Africa truly needs leaders who would subsume their personal interests, stand up to foreign exploitation of the continent, look at the foreign exploiters straight in the face and put an end to their selfish exploitation of the continent. We have been told repeatedly how Africa’s strength lies mostly in commodity exports, most of which are done in the raw, unprocessed forms that attract very little returns while the export destination countries make most of the gains. Leaders that are about to change all of these are welcome. And Tshisekedi is standing up to be counted. Can we say the same about Zambia, Niger, or even Nigeria? What economic logic justifies the export of crude oil and importation of refined oil, for instance, when the same oil was being refined locally before and can still be done locally now? What interests are behind such shoddy, inexplicable and illogical economic reasoning? For how long do Africa’s leaders hope to continue to depend on the whims and caprices of the countries that plunder the continent’s natural resources for a little higher than nothing?
Now, it is the turn of DR Congo to be in the spotlight and Tshisekedi’s decision to renegotiate deals that have impoverished his people needs to be celebrated. For a country with nearly 92 million people experiencing widespread and pervasive poverty, with an estimated 73 per cent living on less than $1.90 a day, Tshisekedi is right on point as one who feels the pulse of his people. Without having to delve into the ugly past of the DR Congo, the present experience is obvious enough to warrant a change of policy direction that Tshisekedi is charting. For those who want to build a global green economy on the back of impoverished countries, Tshisekedi is providing a basis for a rethink.
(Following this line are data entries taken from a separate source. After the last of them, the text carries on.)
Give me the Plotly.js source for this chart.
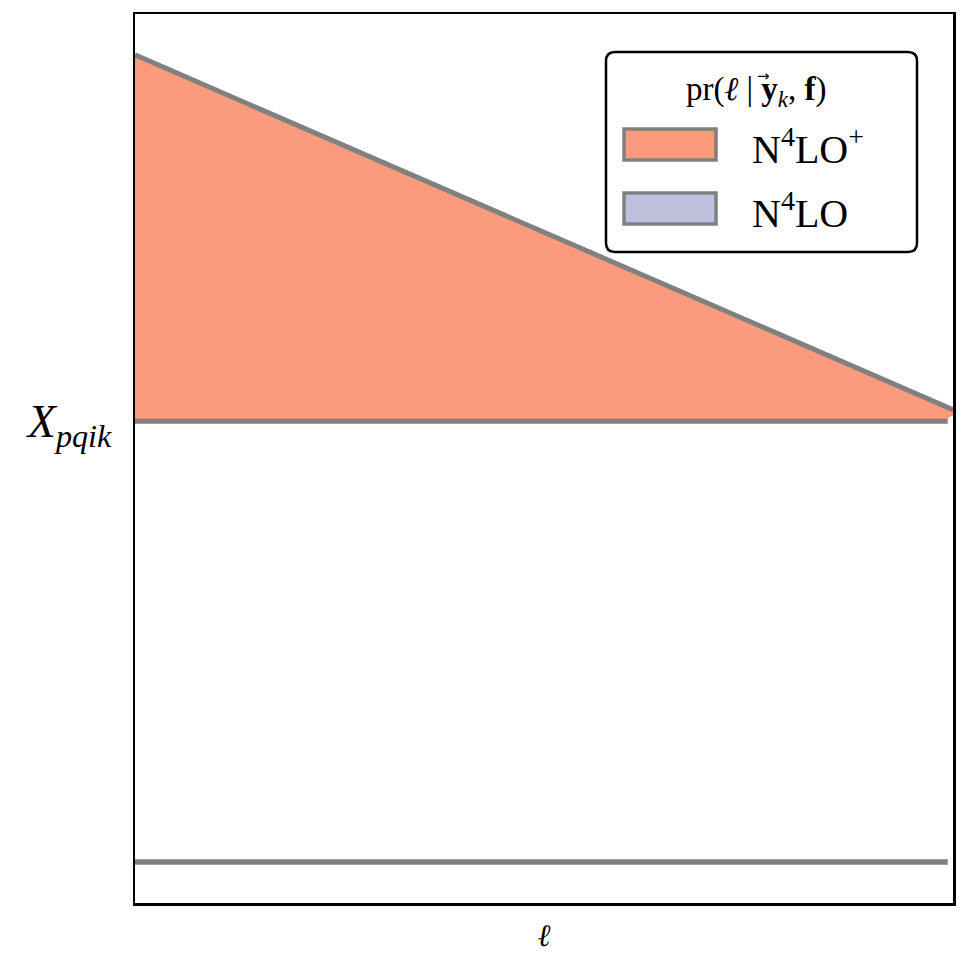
<!DOCTYPE html>
<html>
<head>
<meta charset="utf-8">
<script src="https://cdn.plot.ly/plotly-3.0.1.min.js"></script>
<style>html,body{margin:0;padding:0;background:#fff;}#chart{width:968px;height:968px;}</style>
</head>
<body>
<div id="chart"></div>
<script>
// ---- data ----
var ellGrid = [0, 1];
var seriesNames = ['N<sup>4</sup>LO<sup>+</sup>', 'N<sup>4</sup>LO'];
var n4loPlusBase = [0.542, 0.542];
var n4loPlusTop = [0.954, 0.555];
var n4loBase = [0.046, 0.046];
var n4loTop = [0.046, 0.046];
var endMarkersY = [0.542, 0.046];
var yTickVals = [0.542];
var yTickText = ['<i>X</i><sub><i>pqik</i></sub>'];
var legendTitle = 'pr(<i>ℓ</i> | <b>y</b><sub><i>k</i></sub>, <b>f</b>)';

var gray = 'rgb(128,128,128)';
var salmon = 'rgb(251,155,124)';
var lavender = 'rgb(191,192,221)';

var traces = [
  {x: ellGrid, y: n4loPlusBase, mode: 'lines', line: {color: gray, width: 5}, showlegend: false, hoverinfo: 'skip'},
  {x: ellGrid, y: n4loPlusTop, mode: 'lines', fill: 'tonexty', fillcolor: salmon, line: {color: gray, width: 5}, name: seriesNames[0], showlegend: false},
  {x: ellGrid, y: n4loBase, mode: 'lines', line: {color: gray, width: 5}, showlegend: false, hoverinfo: 'skip'},
  {x: ellGrid, y: n4loTop, mode: 'lines', fill: 'tonexty', fillcolor: lavender, line: {color: gray, width: 5}, name: seriesNames[1], showlegend: false},
  {x: [ellGrid[1], ellGrid[1]], y: endMarkersY, mode: 'markers', marker: {color: 'white', size: 11}, showlegend: false, hoverinfo: 'skip'}
];

// legend box geometry (data units of the fixed 0..1 axes)
var W = 818, H = 889;
function px(v){return v / W;}
function py(v){return v / H;}
var bx0 = px(606-135), bx1 = px(917-135), by1 = py(903-52), by0 = py(903-252);
var rx = px(9), ry = py(9);
var boxPath = 'M ' + (bx0+rx) + ' ' + by1 +
  ' L ' + (bx1-rx) + ' ' + by1 + ' Q ' + bx1 + ' ' + by1 + ' ' + bx1 + ' ' + (by1-ry) +
  ' L ' + bx1 + ' ' + (by0+ry) + ' Q ' + bx1 + ' ' + by0 + ' ' + (bx1-rx) + ' ' + by0 +
  ' L ' + (bx0+rx) + ' ' + by0 + ' Q ' + bx0 + ' ' + by0 + ' ' + bx0 + ' ' + (by0+ry) +
  ' L ' + bx0 + ' ' + (by1-ry) + ' Q ' + bx0 + ' ' + by1 + ' ' + (bx0+rx) + ' ' + by1 + ' Z';

var shapes = [
  {type: 'path', xref: 'x', yref: 'y', path: boxPath, fillcolor: 'white', line: {color: 'black', width: 2.5}, layer: 'above'},
  {type: 'rect', xref: 'x', yref: 'y', x0: px(624-135), x1: px(716-135), y0: py(903-160), y1: py(903-129), fillcolor: salmon, line: {color: gray, width: 3.5}, layer: 'above'},
  {type: 'rect', xref: 'x', yref: 'y', x0: px(624-135), x1: px(716-135), y0: py(903-224), y1: py(903-193), fillcolor: lavender, line: {color: gray, width: 3.5}, layer: 'above'}
];

var serif = 'Liberation Serif, DejaVu Serif, serif';
var annotations = [
  {xref: 'x', yref: 'y', x: px(756-135), y: py(903-91), text: legendTitle, showarrow: false, font: {family: serif, size: 33, color: 'black'}, xanchor: 'center', yanchor: 'middle'},
  {xref: 'x', yref: 'y', x: px(763-135), y: py(903-76), text: '→', showarrow: false, font: {family: 'DejaVu Sans, sans-serif', size: 15, color: 'black'}, xanchor: 'center', yanchor: 'middle'},
  {xref: 'x', yref: 'y', x: px(750-135), y: py(903-146), text: seriesNames[0], showarrow: false, font: {family: serif, size: 40, color: 'black'}, xanchor: 'left', yanchor: 'middle'},
  {xref: 'x', yref: 'y', x: px(750-135), y: py(903-210), text: seriesNames[1], showarrow: false, font: {family: serif, size: 40, color: 'black'}, xanchor: 'left', yanchor: 'middle'}
];

var layout = {
  width: 968, height: 968,
  margin: {l: 135, r: 15, t: 14, b: 65},
  paper_bgcolor: 'white', plot_bgcolor: 'white',
  showlegend: false,
  xaxis: {range: [0, 1], showgrid: false, zeroline: false, showticklabels: false, ticks: '',
    showline: true, mirror: true, linecolor: 'black', linewidth: 2.5,
    title: {text: '<i>ℓ</i>', font: {family: serif, size: 31, color: 'black'}, standoff: 20}},
  yaxis: {range: [0, 1], showgrid: false, zeroline: false, ticks: '',
    tickvals: yTickVals, ticktext: yTickText, tickfont: {family: serif, size: 46, color: 'black'},
    ticklabelstandoff: 12,
    showline: true, mirror: true, linecolor: 'black', linewidth: 2.5},
  shapes: shapes,
  annotations: annotations
};

Plotly.newPlot('chart', traces, layout, {displayModeBar: false, staticPlot: true});
</script>
</body>
</html>
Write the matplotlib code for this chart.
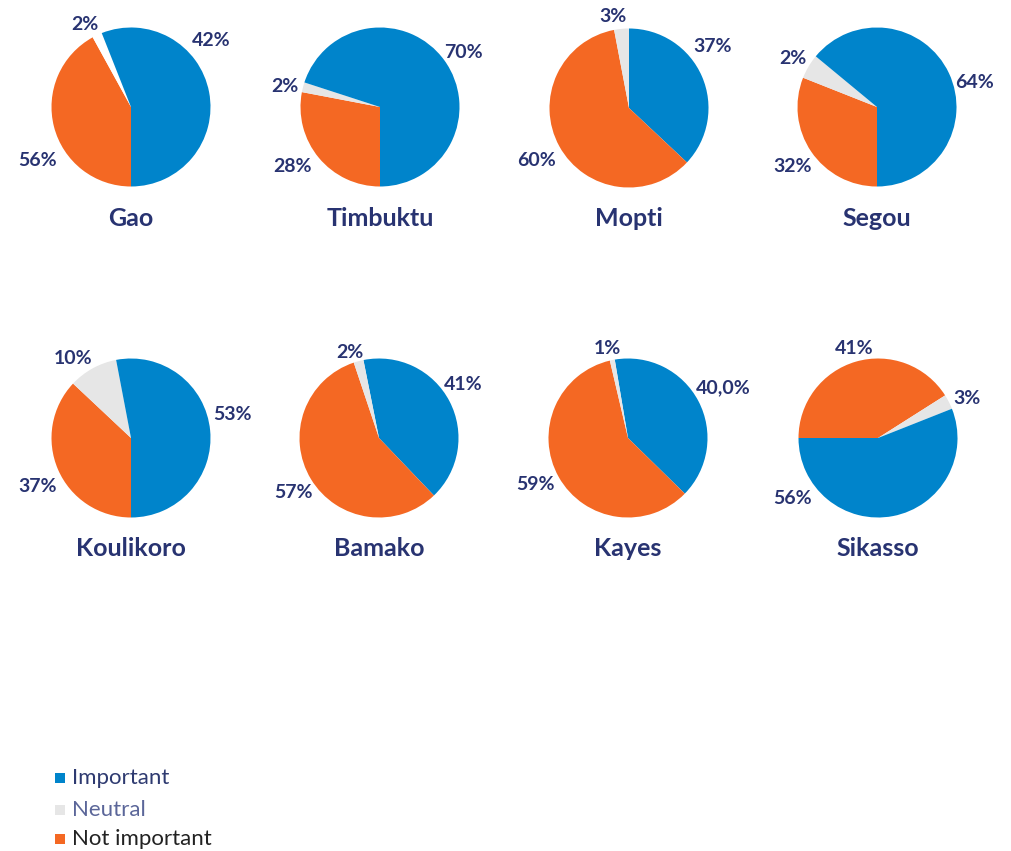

The global green wave, Green New Deal, energy transition, carbon neutral revolution and all those new initiatives on greening the world would have to be looked at differently from Tshisekedi’s prism. His country, the DR Congo, which the advocates of preservation of forests as carbon sink like to use as an archetype, is also at the risk of losing much of the forests in the same way the land is being degraded from unfair mining operations in search of minerals to power green energy initiatives. China is also one of the major culprits in the deforestation of the DR Congo for timber, and it is hoped that the advocates of green initiatives would take this into consideration, calling to question the double standards that are fast becoming obvious behind the Utopian green new world that is about to unfold.
Tshisekedi needs not stand alone. His recent visit to the mining town of Kolwezi in Katanga province, hosting about 40 companies – of which 30 companies are Chinese owned – have mining operations, and his statements to the operators during the visit are significant and unequivocal. He told the public it was time to redress the balance. Now that he has made this bold statement: who among other leaders in Africa will stand with Tshisekedi?